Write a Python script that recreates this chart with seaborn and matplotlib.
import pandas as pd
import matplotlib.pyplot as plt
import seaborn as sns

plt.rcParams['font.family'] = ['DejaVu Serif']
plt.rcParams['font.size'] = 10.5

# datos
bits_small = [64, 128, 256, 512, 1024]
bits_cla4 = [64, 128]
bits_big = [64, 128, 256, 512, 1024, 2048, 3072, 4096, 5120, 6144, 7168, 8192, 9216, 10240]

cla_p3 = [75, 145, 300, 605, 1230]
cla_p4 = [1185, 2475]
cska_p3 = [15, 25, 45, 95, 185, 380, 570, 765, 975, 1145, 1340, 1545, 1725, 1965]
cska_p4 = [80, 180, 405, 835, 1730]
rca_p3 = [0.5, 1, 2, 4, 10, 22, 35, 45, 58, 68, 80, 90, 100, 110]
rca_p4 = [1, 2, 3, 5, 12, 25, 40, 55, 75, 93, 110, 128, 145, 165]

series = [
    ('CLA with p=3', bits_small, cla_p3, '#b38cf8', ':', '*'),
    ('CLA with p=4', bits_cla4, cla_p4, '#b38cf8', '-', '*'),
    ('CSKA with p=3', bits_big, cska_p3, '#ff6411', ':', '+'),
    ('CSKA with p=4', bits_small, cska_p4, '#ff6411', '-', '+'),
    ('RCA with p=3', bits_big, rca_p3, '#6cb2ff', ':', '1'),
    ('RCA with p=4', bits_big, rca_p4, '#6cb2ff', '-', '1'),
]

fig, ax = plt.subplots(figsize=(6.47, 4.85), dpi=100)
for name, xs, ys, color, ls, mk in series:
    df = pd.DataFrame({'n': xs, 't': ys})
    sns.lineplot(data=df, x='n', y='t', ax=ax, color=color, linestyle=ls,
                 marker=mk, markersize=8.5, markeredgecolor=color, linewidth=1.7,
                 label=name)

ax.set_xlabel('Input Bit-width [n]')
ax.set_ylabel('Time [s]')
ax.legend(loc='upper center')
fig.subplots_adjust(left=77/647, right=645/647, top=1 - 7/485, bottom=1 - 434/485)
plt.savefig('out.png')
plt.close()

--

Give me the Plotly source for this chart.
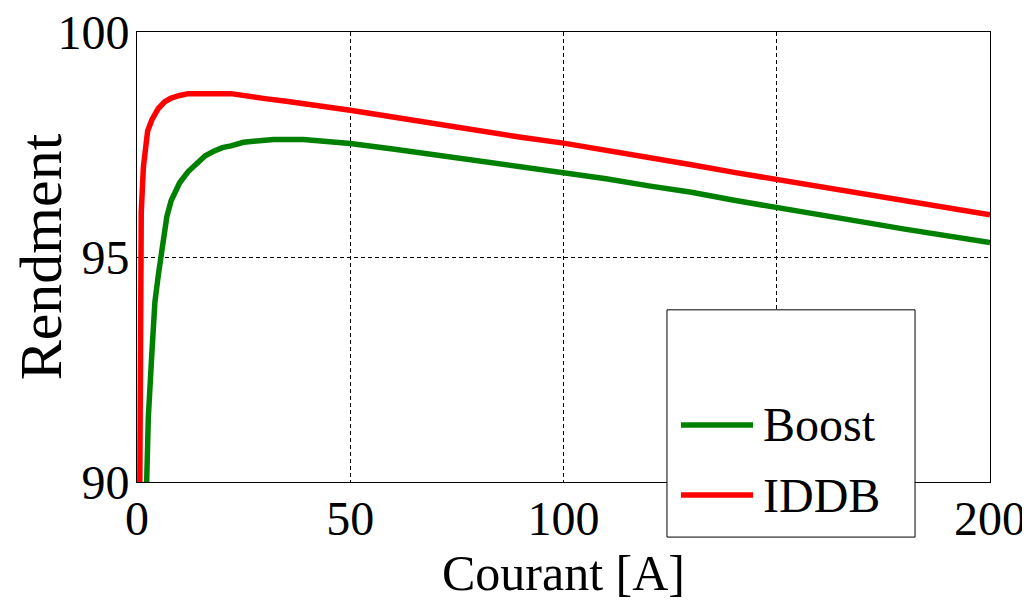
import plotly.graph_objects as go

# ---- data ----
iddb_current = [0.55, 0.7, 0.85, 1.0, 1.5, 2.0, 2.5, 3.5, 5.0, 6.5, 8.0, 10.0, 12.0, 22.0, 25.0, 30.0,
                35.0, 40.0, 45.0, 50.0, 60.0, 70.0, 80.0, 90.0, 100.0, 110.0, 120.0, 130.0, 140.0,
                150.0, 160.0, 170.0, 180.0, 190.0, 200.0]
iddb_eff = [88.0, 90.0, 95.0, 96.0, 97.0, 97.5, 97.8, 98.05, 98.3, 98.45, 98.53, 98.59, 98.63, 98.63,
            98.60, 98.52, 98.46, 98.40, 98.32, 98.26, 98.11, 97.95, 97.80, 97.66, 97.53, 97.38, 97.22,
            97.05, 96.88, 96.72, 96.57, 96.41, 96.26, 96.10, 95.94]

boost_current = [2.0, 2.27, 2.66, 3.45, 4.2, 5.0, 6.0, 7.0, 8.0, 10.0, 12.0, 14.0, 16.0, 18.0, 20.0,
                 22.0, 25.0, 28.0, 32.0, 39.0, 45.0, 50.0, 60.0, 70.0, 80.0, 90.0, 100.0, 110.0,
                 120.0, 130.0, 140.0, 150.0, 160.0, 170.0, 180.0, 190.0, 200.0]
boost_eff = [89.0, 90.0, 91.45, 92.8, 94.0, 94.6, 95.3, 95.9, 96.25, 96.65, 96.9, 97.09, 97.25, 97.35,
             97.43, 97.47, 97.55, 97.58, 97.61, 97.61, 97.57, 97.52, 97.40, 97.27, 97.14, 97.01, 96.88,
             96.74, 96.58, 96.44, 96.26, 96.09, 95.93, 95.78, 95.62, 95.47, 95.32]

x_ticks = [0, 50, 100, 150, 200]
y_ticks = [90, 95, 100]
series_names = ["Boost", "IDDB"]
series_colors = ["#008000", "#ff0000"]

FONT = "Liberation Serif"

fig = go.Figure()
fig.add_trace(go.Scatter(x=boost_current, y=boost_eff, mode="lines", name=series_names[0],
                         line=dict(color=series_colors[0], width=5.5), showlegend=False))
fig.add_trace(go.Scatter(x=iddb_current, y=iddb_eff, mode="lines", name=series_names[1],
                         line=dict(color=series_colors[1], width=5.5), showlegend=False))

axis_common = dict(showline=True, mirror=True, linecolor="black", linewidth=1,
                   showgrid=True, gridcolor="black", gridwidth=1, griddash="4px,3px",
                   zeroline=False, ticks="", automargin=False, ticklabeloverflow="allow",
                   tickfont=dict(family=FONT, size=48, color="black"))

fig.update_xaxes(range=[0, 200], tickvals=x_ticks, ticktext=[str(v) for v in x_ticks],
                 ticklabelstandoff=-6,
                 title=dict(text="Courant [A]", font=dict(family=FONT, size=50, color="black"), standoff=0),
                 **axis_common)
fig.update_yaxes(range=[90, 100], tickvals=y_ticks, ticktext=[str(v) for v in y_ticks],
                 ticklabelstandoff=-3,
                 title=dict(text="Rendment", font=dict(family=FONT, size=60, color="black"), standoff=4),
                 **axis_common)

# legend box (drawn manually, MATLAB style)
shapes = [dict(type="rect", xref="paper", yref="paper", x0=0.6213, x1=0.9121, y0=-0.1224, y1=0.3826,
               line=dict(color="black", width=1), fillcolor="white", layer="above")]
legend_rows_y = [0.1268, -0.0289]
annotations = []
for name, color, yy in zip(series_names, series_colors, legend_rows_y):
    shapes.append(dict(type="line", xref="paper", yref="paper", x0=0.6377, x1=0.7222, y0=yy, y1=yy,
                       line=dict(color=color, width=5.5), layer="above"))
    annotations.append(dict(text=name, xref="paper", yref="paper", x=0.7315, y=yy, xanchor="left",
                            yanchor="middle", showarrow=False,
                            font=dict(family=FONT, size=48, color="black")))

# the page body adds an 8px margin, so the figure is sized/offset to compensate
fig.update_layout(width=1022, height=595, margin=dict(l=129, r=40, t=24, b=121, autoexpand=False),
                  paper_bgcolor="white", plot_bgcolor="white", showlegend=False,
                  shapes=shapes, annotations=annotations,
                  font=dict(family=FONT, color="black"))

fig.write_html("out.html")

* **PROBLEM DESCRIPTION**
Select all lines in the listing that include the word "seaborn".

* **RESPONSE TO THIS EXERCISE**
Write a Python script that recreates this chart with seaborn and matplotlib.
import seaborn as sns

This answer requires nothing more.